Las perspectivas de cambio deberán estar fundamentadas en la equidad, en la inclusión, en el debate de ideas, en el respeto de la alteridad pero también en la aplicación oportuna y proporcionada de la justicia y la reparación de daños a las víctimas. Los nuevos liderazgos no deberán ser producto de la imposición; deberán ser el resultado del concierto de la experiencia, de la capacidad y el estudio y de asumir responsabilidades de mediación, entendimiento, transparencia y rendición de cuentas, inspirados en valores ciudadanos y códigos de conducta y del cumplimiento de obligaciones y deberes de consciencia, que sean inspiración para los servidores públicos y ejemplo para el país.
Atrás deberán quedar la polarización, el revanchismo, la exclusión, la descalificación, la mentira y la falta de tolerancia por las opiniones contrarias, rasgos que en vez de fortalecer, debilitan la imagen del nuevo liderazgo político.
Se dice que el desafío que enfrentará Venezuela tras el cambio de régimen es inédito. ¿Comparte usted esa afirmación? ¿Venezuela debe enfrentarse a lo inédito?
El desafío que enfrenta Venezuela es inédito, actualmente, y en la inmediata transición, que permita el cambio del régimen usurpador, tanto por las enormes tareas que hay que emprender para reconstruir las instituciones, superar la ingobernabilidad, la corrupción, el colapso de las finanzas nacionales y de la producción de bienes y servicios, el empobrecimiento de las personas, el deterioro de las condiciones de vida, la desnutrición, la inseguridad, el deterioro de la salud, la pérdida del capital humano por la migración masiva forzada, el deterioro medio ambiental, de la educación, las ciencias y la cultura, las reglas de convivencia y el colapso e ineficiencia masiva de los servicios públicos esenciales; así como por los extraordinarios recursos materiales y humanos que deberán ser utilizados para recuperarlos.

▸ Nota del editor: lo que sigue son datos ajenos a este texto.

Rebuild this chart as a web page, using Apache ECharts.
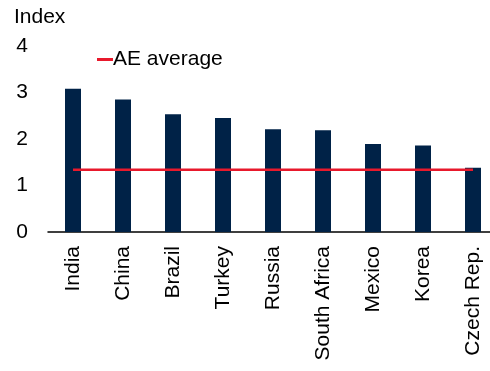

Tal escenario complejo y de calamidades superpuestas ha sido reconocido por las agencias de las Naciones Unidas, expertas en crisis humanitarias y por los informes de los altos Comisionados de Naciones Unidas para los Derechos Humanos, como una crisis regional que impacta gravemente a nuestra nación y al continente y en consecuencia debe ser atendida sin dilaciones y que no puede ser resuelta exclusivamente por nuestro país.
La prioridad del Estado será atender inmediatamente la emergencia política compleja que sufre Venezuela, mediante todos los recursos nacionales, con apoyo de la asistencia y la cooperación internacional, dada su complejidad y magnitud. Se privilegiarán acciones coordinadas e intersectoriales de programas sociales de auxilio, dirigidas a poblaciones vulnerables o en situación de precariedad social.
El destino democrático de nuestro país está en manos de la coherencia, la consistencia moral, la probidad y la sabiduría de los líderes capaces, que asuman con responsabilidad y desprendimiento, el enorme compromiso de la reconstrucción nacional. Los ciudadanos demandaremos el fiel cumplimiento de estos compromisos y estaremos dispuestos a participar activamente en esta tarea excepcional, que exigirá sacrificios mayores en recursos humanos y materiales en los próximos años, para poder contar con un país saludable, educado, en armonía e igualdad de oportunidades; un camino por el que transitamos en el pasado, ahora, con mayores obstáculos.